A different kid of memorial: Part 2
Published 7:45 pm Tuesday, October 30, 2018
Last week I told you about my visit to the National Memorial for Peace and Justice in Montgomery, Alabama. Since its opening in April, some have deemed the open-air facility a “lynching museum.” That’s because it’s the first national memorial dedicated to people terrorized by lynching.
One of the memorial’s main thrusts is public acknowledgment. Organizers believe that confronting the truth about our history is the first step towards recovery and reconciliation. That history includes more than 4,000 racially-motivated lynchings.
A big number like 4,000 doesn’t necessarily jolt you until you put it in a smaller subset, one with personal connotations. At the memorial, you can wander among the 800 county monuments from states like Florida, Texas, and North Carolina and still feel somewhat detached. That changes when you see your own state in all caps. You spot Lawrence County with its 6 lynchings laid out with names and dates for all the world to see. You find Copiah’s 10.

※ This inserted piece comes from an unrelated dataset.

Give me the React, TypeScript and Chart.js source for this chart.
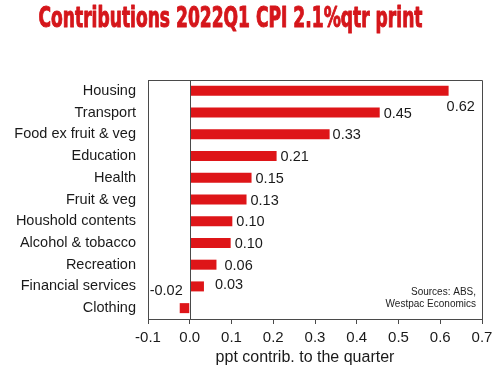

A few weeks ago, I set out to discover the stories behind the names etched on the Lincoln County monument. I came up with a zero on most, but the fifth on the list was a hit. Through newspaper articles and interviews with relatives, I was able to learn about Eli Hilson, a black man who died 8 miles outside of Brookhaven on December 20, 1903.
Hilson’s lynching story isn’t typical, though. A bullet, not a noose, ended his life, and his murderer was eventually convicted. Even so, mob justice and intimidation – core elements of lynchings – played a prominent role in Hilson’s death. Here’s a portion of what Brookhaven’s The Leader wrote three days after the incident.

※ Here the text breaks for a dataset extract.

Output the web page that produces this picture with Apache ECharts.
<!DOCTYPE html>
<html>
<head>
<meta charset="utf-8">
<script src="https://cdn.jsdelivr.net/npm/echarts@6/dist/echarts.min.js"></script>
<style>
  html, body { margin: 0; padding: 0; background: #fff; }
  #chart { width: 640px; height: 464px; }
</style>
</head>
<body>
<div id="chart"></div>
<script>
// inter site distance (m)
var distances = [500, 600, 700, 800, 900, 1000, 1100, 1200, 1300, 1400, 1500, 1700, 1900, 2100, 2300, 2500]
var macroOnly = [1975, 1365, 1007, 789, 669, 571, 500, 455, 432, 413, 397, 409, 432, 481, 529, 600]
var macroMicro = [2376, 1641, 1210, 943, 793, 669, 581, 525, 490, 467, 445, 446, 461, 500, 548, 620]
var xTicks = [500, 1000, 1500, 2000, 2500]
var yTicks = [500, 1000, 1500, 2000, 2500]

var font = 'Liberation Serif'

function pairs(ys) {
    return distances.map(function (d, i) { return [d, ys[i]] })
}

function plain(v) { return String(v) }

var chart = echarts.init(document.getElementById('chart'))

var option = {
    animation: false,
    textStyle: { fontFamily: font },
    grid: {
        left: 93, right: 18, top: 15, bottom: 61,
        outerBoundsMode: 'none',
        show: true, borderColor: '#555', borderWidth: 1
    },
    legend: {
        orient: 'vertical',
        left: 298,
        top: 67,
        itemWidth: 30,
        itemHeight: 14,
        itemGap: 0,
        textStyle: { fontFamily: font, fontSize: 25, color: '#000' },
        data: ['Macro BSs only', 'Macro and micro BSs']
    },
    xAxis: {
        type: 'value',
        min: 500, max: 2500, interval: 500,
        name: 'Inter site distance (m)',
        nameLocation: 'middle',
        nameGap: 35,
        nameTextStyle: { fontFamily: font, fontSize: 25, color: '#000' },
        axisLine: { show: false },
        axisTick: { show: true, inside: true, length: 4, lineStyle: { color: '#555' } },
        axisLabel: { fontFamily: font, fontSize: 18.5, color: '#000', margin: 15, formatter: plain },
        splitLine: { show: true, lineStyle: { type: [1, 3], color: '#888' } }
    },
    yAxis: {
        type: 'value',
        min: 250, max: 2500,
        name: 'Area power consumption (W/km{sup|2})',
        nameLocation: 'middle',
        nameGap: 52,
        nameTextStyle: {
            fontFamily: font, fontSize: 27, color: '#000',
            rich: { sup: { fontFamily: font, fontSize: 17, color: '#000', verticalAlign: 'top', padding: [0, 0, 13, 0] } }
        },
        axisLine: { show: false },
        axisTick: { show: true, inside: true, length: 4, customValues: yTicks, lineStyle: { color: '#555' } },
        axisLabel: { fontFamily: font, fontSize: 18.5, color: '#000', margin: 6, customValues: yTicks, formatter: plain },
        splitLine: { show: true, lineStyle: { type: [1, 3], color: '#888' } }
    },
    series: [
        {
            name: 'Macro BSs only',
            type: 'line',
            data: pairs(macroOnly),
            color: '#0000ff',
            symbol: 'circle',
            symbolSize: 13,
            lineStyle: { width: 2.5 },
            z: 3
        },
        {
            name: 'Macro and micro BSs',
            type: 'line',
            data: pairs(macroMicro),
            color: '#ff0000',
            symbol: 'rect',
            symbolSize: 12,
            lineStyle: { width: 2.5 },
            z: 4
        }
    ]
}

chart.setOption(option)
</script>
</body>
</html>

“Last winter Hilson, who lived on a farm of his own and was prosperous, was warned by the whitecaps to leave . . . About three or four weeks ago his home was visited in the night by whitecaps and several volleys fired into it. His wife was sick in bed at the time, with an infant only a few hours old. . . Saturday, he brought a young daughter to town in his buggy to spend Christmas holidays with his brother . . . and as he was returning home between sunset and dark was assassinated. Hilson is the second negro murdered by whitecaps in that portion of Lincoln County within the last month.”
Public outcry ensued, but for the wrong reason. The Leader provides the details.
“An old farmer who lives several miles below where this murder occurred stated that about all the negroes had been frightened out of his neighborhood, and that all white farmers who had more lands than they could work themselves were left without labor and that these lands will have to lie out, uncultivated.”
Farmers weren’t the only ones concerned. Mortgage companies got antsy enough to halt loans on area lands. State officials got involved. A year later, The Waterloo (Indiana) Press ran a story about the trial of Hilson’s assailants.
“Ten men who were proved guilty of outrages against negroes were sentenced in Brookhaven, Miss., to long terms in prison by Judge Wilkinson, who recently declared that the full penalty of the law would be imposed against whitecappers, even if it made every woman in Mississippi a widow.”
Whitecappers, by the way, were Klansmen. And while Judge Wilkinson certainly made his point, the real widow in this story was Hannah Hilson. In the months following Eli’s death, she lost the family farm to foreclosure. Her 74 acres were eventually sold for $439 to S. P. Oliver, a county supervisor.
Franklin Smith devoted a chapter of his book, “A Genealogist’s Guide to Discovering Your African American Ancestors,” to Eli Hilson. As a Hilson descendant, Smith was especially interested in what became of the couple’s passel of children.
“That’s the most tragic part of the story,” he told me by phone. “They were dispersed across the state.” Smith learned that 5-year-old Leroy went to live with a former governor of Mississippi, Robert Lowry. “It was an unlikely turn of events, but his sister was working for the Lowry family and the governor took him in, changing the child’s name to Hilson Lowery, with a nickname of Buster.”
I was able to connect with Buster’s daughter Fanny Early, a Cincinnati resident. At 75, Early has never set foot in Mississippi.
“My dad didn’t talk about what happened to his parents,” she said. “The first time I really understood the story was when I read about it on the internet.”
Early just happened to mention that her mother (the daughter-in-law Eli never met) was from Montgomery. I couldn’t help but think of the connection — the new monument, the one with the details of Eli Hilson’s lynching — swinging high on a hill overlooking her hometown. I encouraged Early to go see it.
“I want to do that,” she said. “Yes. I think I will.”